Será bueno también para nosotros preguntarnos sobre nuestro testimonio, porque con el paso del tiempo se puede ir adelante por inercia y perder entusiasmo en mostrar a Jesús a través del espíritu de las Bienaventuranzas, la coherencia, la bondad de vida y la conducta pacífica. Preguntémonos, ahora que rezamos juntos por la paz: ¿somos realmente personas de paz? ¿Estamos habitados por el deseo de manifestar en todas partes la mansedumbre de Jesús, sin esperar nada a cambio? ¿Hacemos nuestros, llevándolos en nuestros corazones y en nuestras oraciones, los cansancios, las heridas y la desunión que vemos a nuestro alrededor?
Hermanos y hermanas, he querido compartir con ustedes estas reflexiones sobre la unidad —que es fortalecida por la alabanza— y sobre el testimonio —que es robustecido por la caridad—. La unidad y el testimonio son coesenciales. No podemos dar verdadero testimonio del Dios del amor si no estamos unidos entre nosotros como Él quiere; y no podemos estar unidos permaneciendo cada uno por su lado, sin abrirnos al testimonio, sin ampliar las fronteras de nuestros intereses y de nuestras comunidades en nombre del Espíritu que abraza a todas las lenguas y quiere llegar a cada uno. Me permito añadir una reflexión: ese día, el Espíritu Santo creó una gran diversidad, que parecía un gran desorden.

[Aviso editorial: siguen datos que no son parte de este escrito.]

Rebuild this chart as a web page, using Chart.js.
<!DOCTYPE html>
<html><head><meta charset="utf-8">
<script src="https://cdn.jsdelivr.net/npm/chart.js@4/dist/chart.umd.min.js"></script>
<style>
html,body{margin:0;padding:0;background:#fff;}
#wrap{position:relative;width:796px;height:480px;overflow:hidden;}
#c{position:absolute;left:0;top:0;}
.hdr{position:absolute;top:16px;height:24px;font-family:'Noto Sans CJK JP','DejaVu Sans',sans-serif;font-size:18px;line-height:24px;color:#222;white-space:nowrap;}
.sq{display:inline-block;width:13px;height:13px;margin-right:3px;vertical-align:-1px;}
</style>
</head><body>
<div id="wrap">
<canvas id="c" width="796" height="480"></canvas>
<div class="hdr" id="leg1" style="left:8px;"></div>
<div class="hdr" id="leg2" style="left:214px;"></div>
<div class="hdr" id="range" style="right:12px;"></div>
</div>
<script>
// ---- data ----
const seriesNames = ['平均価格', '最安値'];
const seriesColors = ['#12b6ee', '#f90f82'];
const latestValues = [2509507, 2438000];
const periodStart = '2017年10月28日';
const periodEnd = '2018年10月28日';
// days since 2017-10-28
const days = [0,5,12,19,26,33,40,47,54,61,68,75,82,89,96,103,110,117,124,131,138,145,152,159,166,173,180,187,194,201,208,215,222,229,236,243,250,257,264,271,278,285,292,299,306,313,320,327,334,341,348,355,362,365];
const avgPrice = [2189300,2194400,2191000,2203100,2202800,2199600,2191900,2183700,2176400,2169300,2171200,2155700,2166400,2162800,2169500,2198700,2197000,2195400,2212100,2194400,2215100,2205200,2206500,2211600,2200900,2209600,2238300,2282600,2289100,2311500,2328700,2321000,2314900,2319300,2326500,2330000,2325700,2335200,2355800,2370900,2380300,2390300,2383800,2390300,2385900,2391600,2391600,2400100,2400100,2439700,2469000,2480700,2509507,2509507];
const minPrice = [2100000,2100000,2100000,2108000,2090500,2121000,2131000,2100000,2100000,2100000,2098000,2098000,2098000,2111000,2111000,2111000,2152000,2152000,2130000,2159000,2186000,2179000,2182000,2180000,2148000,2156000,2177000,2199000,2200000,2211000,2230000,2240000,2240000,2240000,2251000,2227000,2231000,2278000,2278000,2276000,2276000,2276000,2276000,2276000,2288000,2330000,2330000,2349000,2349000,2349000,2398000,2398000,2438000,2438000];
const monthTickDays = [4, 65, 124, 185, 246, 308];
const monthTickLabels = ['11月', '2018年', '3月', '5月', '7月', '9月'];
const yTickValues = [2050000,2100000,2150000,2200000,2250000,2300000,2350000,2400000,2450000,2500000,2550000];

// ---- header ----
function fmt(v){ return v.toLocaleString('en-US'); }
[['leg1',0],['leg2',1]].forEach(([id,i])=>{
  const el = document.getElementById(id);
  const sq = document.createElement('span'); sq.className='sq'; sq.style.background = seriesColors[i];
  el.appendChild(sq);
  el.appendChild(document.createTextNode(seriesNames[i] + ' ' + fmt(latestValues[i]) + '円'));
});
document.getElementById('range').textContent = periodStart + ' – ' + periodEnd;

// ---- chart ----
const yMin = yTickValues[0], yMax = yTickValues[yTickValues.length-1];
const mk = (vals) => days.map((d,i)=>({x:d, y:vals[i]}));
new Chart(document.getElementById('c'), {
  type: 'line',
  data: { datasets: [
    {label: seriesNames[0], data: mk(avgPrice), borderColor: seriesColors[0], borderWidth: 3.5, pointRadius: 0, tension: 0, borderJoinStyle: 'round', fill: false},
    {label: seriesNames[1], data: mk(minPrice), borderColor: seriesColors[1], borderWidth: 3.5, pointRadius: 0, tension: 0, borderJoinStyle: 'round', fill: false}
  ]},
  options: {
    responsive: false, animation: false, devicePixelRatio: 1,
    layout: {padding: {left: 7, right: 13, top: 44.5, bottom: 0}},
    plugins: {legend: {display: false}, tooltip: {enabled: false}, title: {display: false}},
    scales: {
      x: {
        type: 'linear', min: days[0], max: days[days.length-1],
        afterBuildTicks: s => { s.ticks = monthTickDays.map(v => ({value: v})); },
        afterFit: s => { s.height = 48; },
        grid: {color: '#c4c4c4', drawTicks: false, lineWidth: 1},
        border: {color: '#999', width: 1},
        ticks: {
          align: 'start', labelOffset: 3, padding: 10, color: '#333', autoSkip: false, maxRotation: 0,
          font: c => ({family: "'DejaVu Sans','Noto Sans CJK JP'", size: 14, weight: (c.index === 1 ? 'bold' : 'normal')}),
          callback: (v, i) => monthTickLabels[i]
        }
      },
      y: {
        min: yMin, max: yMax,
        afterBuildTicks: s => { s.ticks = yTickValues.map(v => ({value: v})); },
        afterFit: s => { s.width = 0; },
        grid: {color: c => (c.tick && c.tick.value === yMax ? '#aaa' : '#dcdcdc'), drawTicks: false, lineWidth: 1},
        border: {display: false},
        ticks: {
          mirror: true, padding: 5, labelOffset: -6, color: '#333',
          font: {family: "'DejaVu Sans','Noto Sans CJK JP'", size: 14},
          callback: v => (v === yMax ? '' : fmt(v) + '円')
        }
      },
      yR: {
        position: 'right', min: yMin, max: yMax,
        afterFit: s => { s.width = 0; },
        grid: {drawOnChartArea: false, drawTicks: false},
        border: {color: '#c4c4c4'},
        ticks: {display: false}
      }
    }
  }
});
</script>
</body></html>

Sin embargo, el mismo Espíritu que da la diversidad de los carismas es el mismo que crea la unidad, la unidad como armonía. El Espíritu es la armonía, como decía un gran Padre de la Iglesia: «Ipse harmonia est», Él es la armonía. Por eso rezamos, para que se dé entre nosotros esta armonía. Él une y envía, reúne en comunión y manda en misión. Confiémosle en la oración nuestro itinerario común e invoquemos sobre nosotros su efusión, un renovado Pentecostés que nos dé miradas nuevas y pasos ágiles en nuestro camino de unidad y de paz.